Patrícia Farias – No cenário afrodiaspórico, como você situa o atual cinema norte-americano?

Joel Zito Araújo – O cinema negro americano, aliás, o norte-americano, é muito autocentrado, então é um pouco distante do resto. Apesar dos meus vínculos com os Estados Unidos, estou muito encantado com a África; penso que uma hora dessas vou começar a fazer filmes por lá. O Brasil é também muito autocentrado, afastado da discussão mais geral do cinema negro, africano, sem projetos de coprodução com África ou Ásia. Então, as agências financiadoras e outros possíveis financiadores dos projetos de cinema não compreendem bem quando proponho filmes que deem visibilidade a esse fluxo tão rico e importante que é o da África e Brasil. Precisamos de filmes e novelas que nos aproximem. Temos de sair da postura de deslumbrados em filmar apenas na Europa ou nos Estados Unidos. Mas eu chego lá.

Patrícia Farias – Uma preocupação da gente na revista também é com a circulação digital, muito presente na vida das pessoas hoje. Nossa revista é on-line. E como estamos pensando esse número sobre o mote de constituir caminhos, de traçar e mapear alguns deles, ficamos com a ideia de perguntar a nossos entrevistados e colaboradores se eles navegam, e por onde. Enfim, por onde você navega?

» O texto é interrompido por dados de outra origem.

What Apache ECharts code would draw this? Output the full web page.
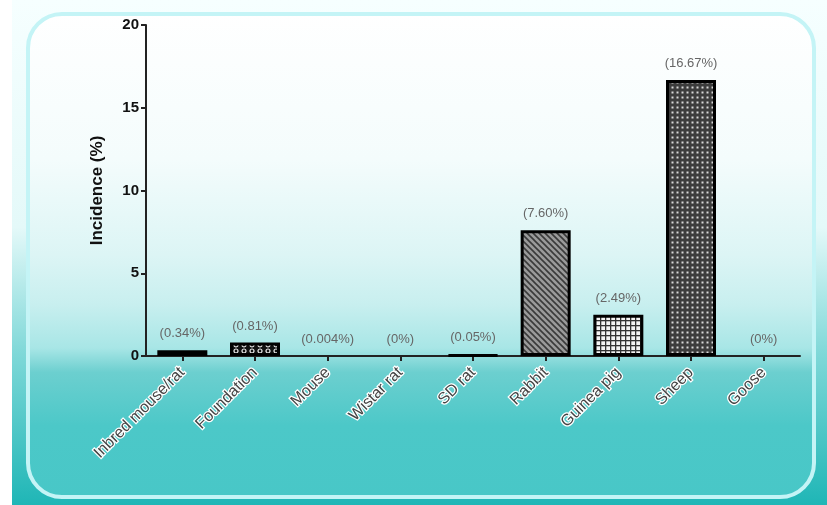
<!DOCTYPE html>
<html>
<head>
<meta charset="utf-8">
<script src="https://cdn.jsdelivr.net/npm/echarts@6/dist/echarts.min.js"></script>
<style>html,body{margin:0;padding:0;background:#fff;}#c{width:827px;height:505px;}</style>
</head>
<body>
<div id="c"></div>
<script>
const categories = ['Inbred mouse/rat','Foundation','Mouse','Wistar rat','SD rat','Rabbit','Guinea pig','Sheep','Goose'];
const values = [0.34, 0.81, 0.004, 0, 0.05, 7.60, 2.49, 16.67, 0];
const valueLabels = ['(0.34%)','(0.81%)','(0.004%)','(0%)','(0.05%)','(7.60%)','(2.49%)','(16.67%)','(0%)'];
const yTicks = [0, 5, 10, 15, 20];

function mk(w, h, draw) {
  const c = document.createElement('canvas');
  c.width = w; c.height = h;
  draw(c.getContext('2d'));
  return {image: c, repeat: 'repeat'};
}
const patInbred = mk(4, 4, g => { g.fillStyle = '#1a1a1a'; g.fillRect(0,0,4,4); g.fillStyle='#555'; g.fillRect(0,0,1,1); g.fillRect(2,2,1,1); });
const patFoundation = mk(8, 6, g => { g.fillStyle = '#111'; g.fillRect(0,0,8,6); g.strokeStyle='#eee'; g.lineWidth=1.2; g.beginPath(); g.arc(4,3,2,0,Math.PI*2); g.stroke(); });
const patRabbit = mk(6, 6, g => { g.fillStyle = '#9a9a9a'; g.fillRect(0,0,6,6); g.strokeStyle='#3a3a3a'; g.lineWidth=1.6; g.beginPath(); g.moveTo(-1,-1); g.lineTo(7,7); g.moveTo(-4,2); g.lineTo(4,10); g.moveTo(2,-4); g.lineTo(10,4); g.stroke(); });
const patGuinea = mk(5, 5, g => { g.fillStyle = '#f4f4f4'; g.fillRect(0,0,5,5); g.fillStyle='#333'; g.fillRect(0,0,5,1.3); g.fillRect(0,0,1.3,5); });
const patSheep = mk(5, 5, g => { g.fillStyle = '#3c3c3c'; g.fillRect(0,0,5,5); g.fillStyle='#d8d8d8'; g.fillRect(1.5,1.5,2,2); });
const patterns = [patInbred, patFoundation, patInbred, patInbred, patInbred, patRabbit, patGuinea, patSheep, patInbred];

const chart = echarts.init(document.getElementById('c'), null, {renderer: 'canvas'});
chart.setOption({
  animation: false,
  graphic: [
    {type:'rect', z:-10, silent:true, shape:{x:12,y:0,width:815,height:505},
     style:{fill:new echarts.graphic.LinearGradient(0,0,0,1,[
       {offset:0,color:'#f6ffff'},{offset:0.45,color:'#e4f9f9'},{offset:0.7,color:'#7fd8d8'},{offset:1,color:'#1fb6b6'}])}},
    {type:'rect', z:-9, silent:true, shape:{x:28,y:14,width:786,height:483,r:34},
     style:{fill:new echarts.graphic.LinearGradient(0,0,0,1,[
       {offset:0,color:'#ffffff'},{offset:0.3,color:'#f4fcfc'},{offset:0.5,color:'#dcf5f5'},{offset:0.6,color:'#c8efef'},
       {offset:0.69,color:'#a8e6e6'},{offset:0.74,color:'#6ccfcf'},{offset:0.85,color:'#4cc8c8'},{offset:1,color:'#48c7c7'}]),
       stroke:'#c4f4f6', lineWidth:4}}
  ],
  grid: {left:146, right:27, top:25, bottom:149, containLabel:false},
  xAxis: {
    type:'category', data:categories,
    axisLine:{show:true, lineStyle:{color:'#222', width:2}},
    axisTick:{show:true, alignWithLabel:true, length:5, lineStyle:{color:'#222', width:2}},
    axisLabel:{rotate:45, interval:0, margin:14, fontFamily:'Liberation Sans, Arial', fontSize:16, color:'#444',
      textBorderColor:'#ffffff', textBorderWidth:2.5}
  },
  yAxis: {
    type:'value', min:0, max:20, interval:5,
    name:'Incidence (%)', nameLocation:'middle', nameGap:40, nameRotate:90,
    nameTextStyle:{fontFamily:'Liberation Sans, Arial', fontSize:17, fontWeight:'bold', color:'#111'},
    axisLine:{show:true, lineStyle:{color:'#222', width:2}},
    axisTick:{show:true, length:5, lineStyle:{color:'#222', width:2}},
    axisLabel:{fontFamily:'Liberation Sans, Arial', fontSize:15, fontWeight:'bold', color:'#111', margin:7,
      formatter: v => yTicks.includes(v) ? String(v) : ''},
    splitLine:{show:false}
  },
  series: [{
    type:'bar', barWidth:50,
    data: values.map((v,i)=>({value:v, itemStyle:{color:patterns[i], borderWidth: v < 0.01 ? 0 : 3}})),
    itemStyle:{borderColor:'#000', borderWidth:3},
    label:{show:true, position:'top', distance:10, fontFamily:'Liberation Sans, Arial', fontSize:13, color:'#666',
      formatter: p => valueLabels[p.dataIndex]}
  }]
});
</script>
</body>
</html>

Joel Zito Araújo – Sou um navegador. Perco tempo com bobagem, com Facebook – para mim é o correio do momento, é o retrato do dia a dia, são amizades virtuais que ultrapassam o espaço físico de uma cidade. É a notícia do primo, a foto do amigo cujo filho nasceu, mas também é a informação do novo amigo de outro canto do país, de outro lugar do mundo. Também sou leitor de jornais e sites, especialmente de Portugal e Espanha. Ah, e para sugerir um link de algo original, acho que tudo mundo deve dar uma olhada no www.buala.org. É uma revista de cultura editada por portuguesas super vinculadas à África e ao Brasil. É de cultura e de arte sobre África e sua diáspora.

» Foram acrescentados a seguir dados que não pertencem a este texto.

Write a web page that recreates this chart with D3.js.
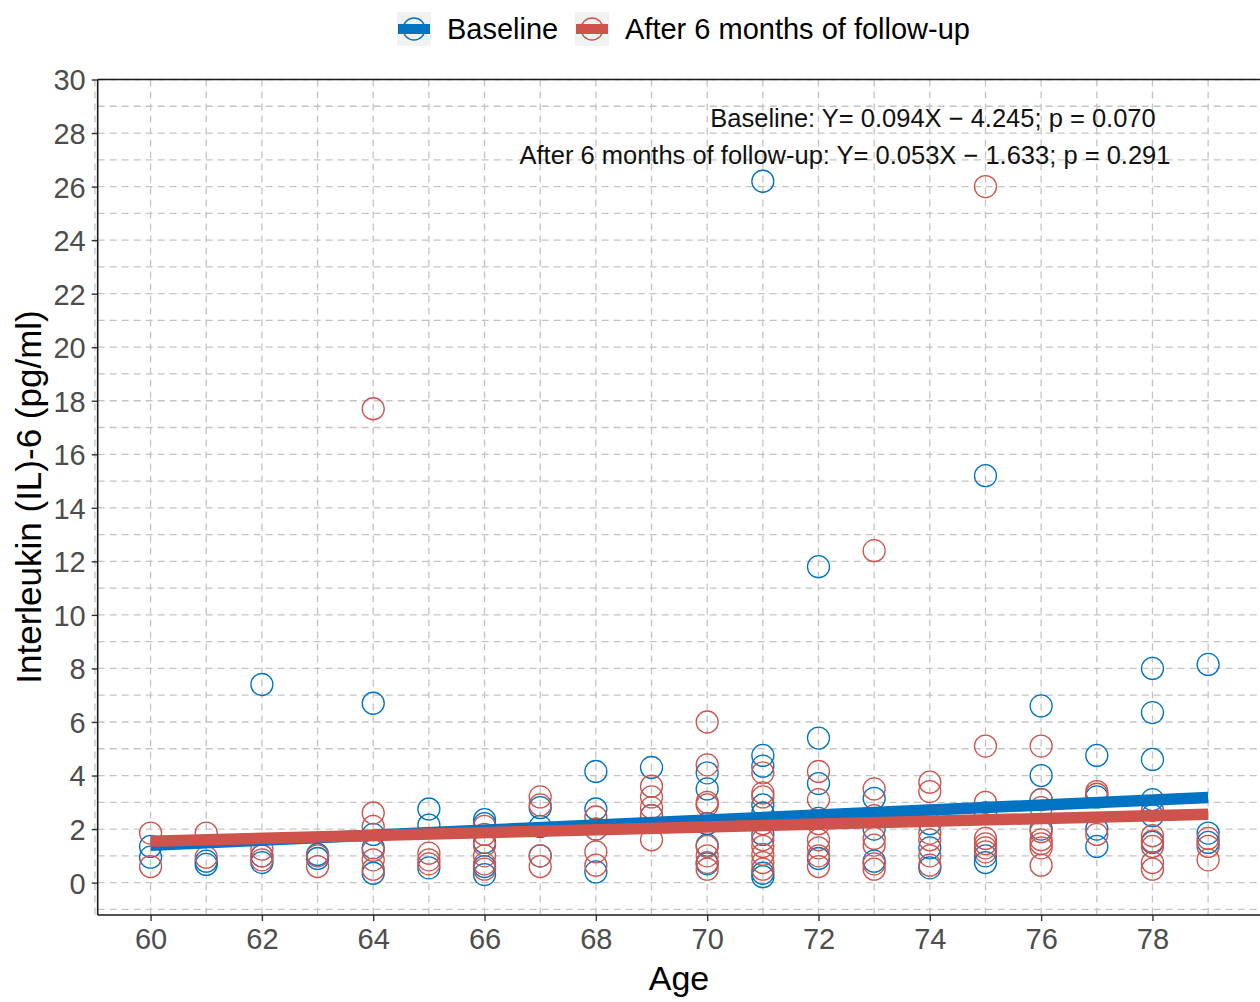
<!DOCTYPE html>
<html>
<head>
<meta charset="utf-8">
<script src="https://cdn.jsdelivr.net/npm/d3@7"></script>
<style>
  html, body { margin: 0; padding: 0; background: #fff; }
  svg text { font-family: "Liberation Sans", Arial, sans-serif; }
</style>
</head>
<body>
<div id="chart"></div>
<script>
// Series names and colours (jco palette)
const seriesNames = ['Baseline', 'After 6 months of follow-up'];
const seriesColors = ['#0073C2', '#CD534C'];

// IL-6 values, [age, pg/ml]
const baselinePoints = [
  [60, 1.35], [60, 0.95],
  [61, 0.8], [61, 0.68],
  [62, 7.4], [62, 1.0], [62, 0.75],
  [63, 1.05], [63, 0.9],
  [64, 6.7], [64, 1.8], [64, 1.3], [64, 0.35],
  [65, 2.75], [65, 2.15], [65, 0.55],
  [66, 2.35], [66, 2.2], [66, 1.5], [66, 0.6], [66, 0.3],
  [67, 2.8], [67, 2.1], [67, 1.0],
  [68, 4.15], [68, 2.75], [68, 2.0], [68, 0.4],
  [69, 4.3], [69, 2.5],
  [70, 4.1], [70, 3.5], [70, 2.2], [70, 1.4], [70, 0.7],
  [71, 26.2], [71, 4.75], [71, 4.35], [71, 2.9], [71, 2.6], [71, 1.8], [71, 0.35], [71, 0.22],
  [72, 11.8], [72, 5.4], [72, 3.7], [72, 2.4], [72, 0.9],
  [73, 3.15], [73, 2.0], [73, 0.8],
  [74, 2.2], [74, 1.3], [74, 0.55],
  [75, 15.2], [75, 2.6], [75, 1.0], [75, 0.75],
  [76, 6.6], [76, 4.0], [76, 3.1], [76, 2.0],
  [77, 4.75], [77, 3.2], [77, 2.0], [77, 1.35],
  [78, 8.0], [78, 6.35], [78, 4.6], [78, 3.1], [78, 2.5], [78, 1.5],
  [79, 8.15], [79, 1.85], [79, 1.5],
];

const followupPoints = [
  [60, 1.85], [60, 0.6],
  [61, 1.85], [61, 0.95],
  [62, 1.25], [62, 1.0], [62, 0.85],
  [63, 1.0], [63, 0.6],
  [64, 17.7], [64, 2.6], [64, 2.1], [64, 1.2], [64, 0.85], [64, 0.5],
  [65, 1.1], [65, 0.85], [65, 0.7],
  [66, 2.1], [66, 1.8], [66, 1.4], [66, 1.0], [66, 0.7], [66, 0.5],
  [67, 3.2], [67, 2.9], [67, 1.0], [67, 0.6],
  [68, 2.45], [68, 2.0], [68, 1.15], [68, 0.65],
  [69, 3.6], [69, 3.2], [69, 2.8], [69, 2.5], [69, 1.6],
  [70, 6.0], [70, 4.4], [70, 3.0], [70, 2.9], [70, 1.35], [70, 1.0], [70, 0.75], [70, 0.5],
  [71, 4.1], [71, 3.35], [71, 3.2], [71, 2.2], [71, 1.6], [71, 1.35], [71, 1.05], [71, 0.75], [71, 0.5],
  [72, 4.15], [72, 3.1], [72, 2.2], [72, 1.6], [72, 1.3], [72, 1.0], [72, 0.6],
  [73, 12.4], [73, 3.5], [73, 2.5], [73, 1.65], [73, 1.4], [73, 0.7], [73, 0.5],
  [74, 3.75], [74, 3.4], [74, 1.85], [74, 1.6], [74, 1.0], [74, 0.65],
  [75, 26.0], [75, 5.1], [75, 3.0], [75, 1.65], [75, 1.45], [75, 1.3], [75, 1.15],
  [76, 5.1], [76, 3.1], [76, 2.8], [76, 1.9], [76, 1.6], [76, 1.45], [76, 1.3], [76, 0.65],
  [77, 3.4], [77, 3.3], [77, 1.8],
  [78, 2.7], [78, 1.75], [78, 1.55], [78, 1.35], [78, 0.75], [78, 0.5],
  [79, 1.65], [79, 1.35], [79, 0.85],
];

// Linear fits as printed on the chart
const fitSlopes = [0.094, 0.053];
const fitIntercepts = [-4.245, -1.633];
const fitPValues = ['0.070', '0.291'];

const xTicks = d3.range(60, 79, 2);
const yTicks = d3.range(0, 31, 2);

const W = 1260, H = 1002;
const panel = { left: 97.7, right: 1261, top: 79.5, bottom: 915 };

const svg = d3.select('#chart').append('svg')
  .attr('width', W)
  .attr('height', H);

const x = d3.scaleLinear().domain([59.05, 79.95]).range([panel.left, panel.right]);
const y = d3.scaleLinear().domain([-1.21, 30]).range([panel.bottom, panel.top]);

// grid: dashed at every unit on both axes
const grid = svg.append('g').attr('class', 'grid')
  .attr('stroke', '#c4c4c4')
  .attr('stroke-width', 1.3)
  .attr('stroke-dasharray', '7,5');

grid.selectAll('line.gx')
  .data(d3.range(59, 80))
  .enter().append('line')
  .attr('x1', (d) => x(d)).attr('x2', (d) => x(d))
  .attr('y1', panel.top).attr('y2', panel.bottom);

grid.selectAll('line.gy')
  .data(d3.range(-1, 31))
  .enter().append('line')
  .attr('y1', (d) => y(d)).attr('y2', (d) => y(d))
  .attr('x1', panel.left).attr('x2', panel.right);

// points, baseline first then follow-up on top
const allSeries = [baselinePoints, followupPoints];
allSeries.forEach((pts, i) => {
  svg.append('g').selectAll('circle')
    .data(pts)
    .enter().append('circle')
    .attr('cx', (d) => x(d[0]))
    .attr('cy', (d) => y(d[1]))
    .attr('r', 11)
    .attr('fill', 'none')
    .attr('stroke', seriesColors[i])
    .attr('stroke-width', 1.3);
});

// regression lines over the age range of each series
allSeries.forEach((pts, i) => {
  const ext = d3.extent(pts, (d) => d[0]);
  const line = d3.line()
    .x((d) => x(d))
    .y((d) => y(fitSlopes[i] * d + fitIntercepts[i]));
  svg.append('path')
    .datum(ext)
    .attr('d', line)
    .attr('fill', 'none')
    .attr('stroke', seriesColors[i])
    .attr('stroke-width', 11.5);
});

// axes
const xAxis = d3.axisBottom(x).tickValues(xTicks).tickSize(6).tickPadding(5).tickFormat(d3.format('d'));
const yAxis = d3.axisLeft(y).tickValues(yTicks).tickSize(6).tickPadding(6).tickFormat(d3.format('d'));

const gx = svg.append('g')
  .attr('transform', 'translate(0,' + panel.bottom + ')')
  .call(xAxis);
const gy = svg.append('g')
  .attr('transform', 'translate(' + panel.left + ',0)')
  .call(yAxis);

[gx, gy].forEach((g) => {
  g.select('.domain').remove();
  g.selectAll('.tick line').attr('stroke', '#333').attr('stroke-width', 1.4);
  g.selectAll('.tick text')
    .attr('fill', '#4d4d4d')
    .style('font-size', '29px');
});
gx.selectAll('.tick text').attr('dy', '0.8em');
gy.selectAll('.tick text').attr('dy', '0.36em');

// axis lines: left, bottom, top
svg.append('line')
  .attr('x1', panel.left).attr('x2', panel.left)
  .attr('y1', panel.top).attr('y2', panel.bottom)
  .attr('stroke', '#1a1a1a').attr('stroke-width', 1.6);
svg.append('line')
  .attr('x1', panel.left).attr('x2', W)
  .attr('y1', panel.bottom).attr('y2', panel.bottom)
  .attr('stroke', '#1a1a1a').attr('stroke-width', 1.6);
svg.append('line')
  .attr('x1', panel.left).attr('x2', W)
  .attr('y1', panel.top).attr('y2', panel.top)
  .attr('stroke', '#1a1a1a').attr('stroke-width', 1.6);

// axis titles
svg.append('text')
  .attr('x', 679).attr('y', 990)
  .attr('text-anchor', 'middle')
  .style('font-size', '34px')
  .text('Age');
svg.append('text')
  .attr('transform', 'translate(41,497) rotate(-90)')
  .attr('text-anchor', 'middle')
  .style('font-size', '35px')
  .text('Interleukin (IL)-6 (pg/ml)');

// fit annotations
const annoCenters = [933, 845];
const annoBaselines = [127, 164];
seriesNames.forEach((name, i) => {
  const b = Math.abs(fitIntercepts[i]).toFixed(3);
  const sign = fitIntercepts[i] < 0 ? '\u2212' : '+';
  svg.append('text')
    .attr('x', annoCenters[i]).attr('y', annoBaselines[i])
    .attr('text-anchor', 'middle')
    .attr('fill', '#111')
    .style('font-size', '25.5px')
    .text(name + ': Y= ' + fitSlopes[i].toFixed(3) + 'X ' + sign + ' ' + b + '; p = ' + fitPValues[i]);
});

// legend
const keyX = [397, 575];
const textX = [447, 625];
seriesNames.forEach((name, i) => {
  const g = svg.append('g').attr('transform', 'translate(' + keyX[i] + ',12)');
  g.append('rect')
    .attr('width', 34).attr('height', 34)
    .attr('fill', '#f2f2f2');
  g.append('circle')
    .attr('cx', 17).attr('cy', 17).attr('r', 11)
    .attr('fill', 'none')
    .attr('stroke', seriesColors[i])
    .attr('stroke-width', 1.3);
  g.append('line')
    .attr('x1', 1).attr('x2', 33)
    .attr('y1', 17).attr('y2', 17)
    .attr('stroke', seriesColors[i])
    .attr('stroke-width', 10);
  svg.append('text')
    .attr('x', textX[i]).attr('y', 39)
    .style('font-size', '29px')
    .attr('fill', '#000')
    .text(name);
});
</script>
</body>
</html>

Vou muito a Portugal, França e Estados Unidos e me impressiona essa nova geração, de 30, 35 anos, especialmente em Portugal, que é muito cosmopolita. Como as duas Martas editoras da revista Buala, que são muito atentas à África, que já não têm aquela nostalgia colonial, salazarista. Essa geração está fora desse mundinho universitário brasileiro, que infelizmente ainda é muito restrito e estruturado na branquitude, no desejo de parte das turmas de jovens ingleses ou norte-americanos. Já esse site das portuguesas expressa uma geração europeia que rompeu com a estrutura colonialista, que ainda persiste na cabeça de muito brasileiro de classe media que se acha moderno e metropolitano.

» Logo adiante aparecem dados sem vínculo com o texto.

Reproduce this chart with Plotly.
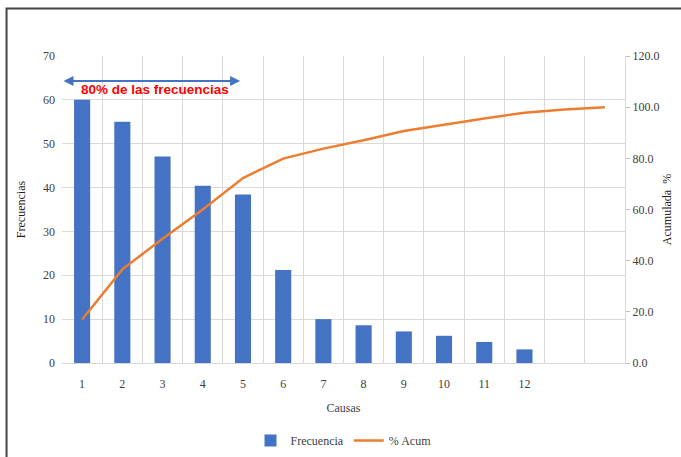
import plotly.graph_objects as go

# ---- data ----
causas = list(range(1, 15))
tick_labels = ["1", "2", "3", "4", "5", "6", "7", "8", "9", "10", "11", "12"]
frecuencia = [60, 55, 47.1, 40.4, 38.4, 21.2, 10.0, 8.6, 7.2, 6.2, 4.8, 3.1, None, None]
pct_acum = [17.0, 36.6, 48.6, 60.0, 72.3, 79.9, 83.8, 87.1, 90.7, 93.2, 95.6, 97.8, 99.1, 100.0]
arrow_span = [0.5, 4.93]
arrow_y = 64.3
label_y = 62.3
label_text = "80% de las frecuencias"

BLUE = "#4472C4"
ORANGE = "#ED7D31"
GRID = "#d9d9d9"
TXT = "#404040"
SERIF = "Liberation Serif, Times New Roman, serif"

fig = go.Figure()
fig.add_trace(go.Bar(x=causas, y=frecuencia, name="Frecuencia",
                     marker=dict(color=BLUE, line=dict(width=0)), yaxis="y"))
fig.add_trace(go.Scatter(x=causas, y=pct_acum, name="% Acum", mode="lines",
                         line=dict(color=ORANGE, width=2.5), yaxis="y2"))

fig.update_layout(
    width=681, height=457,
    margin=dict(l=61.5, r=56, t=55.7, b=94.3, autoexpand=False),
    paper_bgcolor="white", plot_bgcolor="white",
    bargap=0.6,
    showlegend=True,
    legend=dict(orientation="h", x=0.5, xanchor="center", y=-0.205, yanchor="top",
                font=dict(family=SERIF, size=12, color=TXT), itemwidth=30, tracegroupgap=0),
    xaxis=dict(range=[0.5, 14.5], tickmode="array", tickvals=causas[:12], ticktext=tick_labels,
               automargin=False,
               showgrid=False, zeroline=False, showline=True, linecolor=GRID, linewidth=1,
               ticks="", ticklabelstandoff=10,
               tickfont=dict(family=SERIF, size=12, color=TXT),
               minor=dict(tick0=0.5, dtick=1, showgrid=True, gridcolor=GRID, gridwidth=1),
               title=dict(text="Causas", font=dict(family=SERIF, size=12, color=TXT), standoff=13)),
    yaxis=dict(range=[0, 70], dtick=10, showgrid=True, gridcolor=GRID, gridwidth=1,
               automargin=False,
               zeroline=False, showline=False, ticks="",
               tickfont=dict(family=SERIF, size=12, color=TXT), ticklabelstandoff=6,
               title=dict(text="Frecuencias", font=dict(family=SERIF, size=12, color="#222"), standoff=14)),
    yaxis2=dict(range=[0, 120], dtick=20, tickformat=".1f", overlaying="y", side="right",
                automargin=False,
                showgrid=False, zeroline=False, showline=True, linecolor=GRID, linewidth=1,
                ticks="outside", ticklen=4, tickcolor="#bfbfbf",
                tickfont=dict(family=SERIF, size=12, color=TXT),
                title=dict(text="Acumulada  %", font=dict(family=SERIF, size=12, color="#222"), standoff=4)),
)

# double-headed arrow
fig.add_annotation(x=arrow_span[1], y=arrow_y, ax=arrow_span[0], ay=arrow_y,
                   xref="x", yref="y", axref="x", ayref="y", text="",
                   showarrow=True, arrowhead=2, startarrowhead=2, arrowside="end+start",
                   arrowsize=1, startarrowsize=1, arrowwidth=2, arrowcolor=BLUE)
fig.add_annotation(x=sum(arrow_span) / 2 + 0.1, y=label_y, xref="x", yref="y",
                   text="<b>" + label_text + "</b>", showarrow=False,
                   font=dict(family="Liberation Sans Narrow, Arial Narrow, Liberation Sans, Arial", size=13.5, color="#FF0000"))

# outer frame
fig.add_shape(type="rect", xref="paper", yref="paper",
              x0=-0.0985, x1=1.12, y0=-0.36, y1=1.155,
              line=dict(color="#444444", width=2), fillcolor="rgba(0,0,0,0)", layer="above")

fig.write_html("out.html", config={"displayModeBar": False},
               post_script="document.body.style.margin='0';document.body.style.overflow='hidden';")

Joel Zito Araújo: filmografia negra

Raça (2012)

Cinderelas, lobos e um príncipe encantado (2009) – Menção honrosa no Festival Internacional de Cinema de Brasília (2008), prêmios de melhor filme e melhor diretor (indicação do público) no Festival Ibero-Americano de Sergipe e no III Afro-Festival Film da Bahia (2010).

As filhas do vento (2004) – Prêmios de melhor filme, melhor ator (Milton Gonçalves), melhor diretor, melhor atriz (Ruth de Souza e Léa Garcia), melhor ator coadjuvante (Rocco Pitanga), melhor atriz coadjuvante (Thaís Araújo e Thalma de Freitas) na Mostra de Cinema de Tiradentes (2005).

Vista a minha pele (2003) – curta-metragem.

A negação do Brasil (2000) – Prêmio de melhor filme no Festival É Tudo Verdade (2001); Prêmio de melhor roteiro de documentário no V Festival de Cinema de Recife (2005).

A exceção e a regra (1997) – média metragem.

Ondas brancas nas pupilas negras (1995) – média metragem.

Eu, mulher negra (1994) – média metragem.

Retrato em preto e branco (1993) – média metragem.

Almerinda, uma mulher de trinta (1991) – média metragem.

São Paulo abraça Mandela (1991) – média metragem.

Alma negra da cidade (1990) – média metragem.

Memórias de classe (1989) – média metragem. Prêmio de melhor roteiro no Festival Ford/Anpocs, 1989.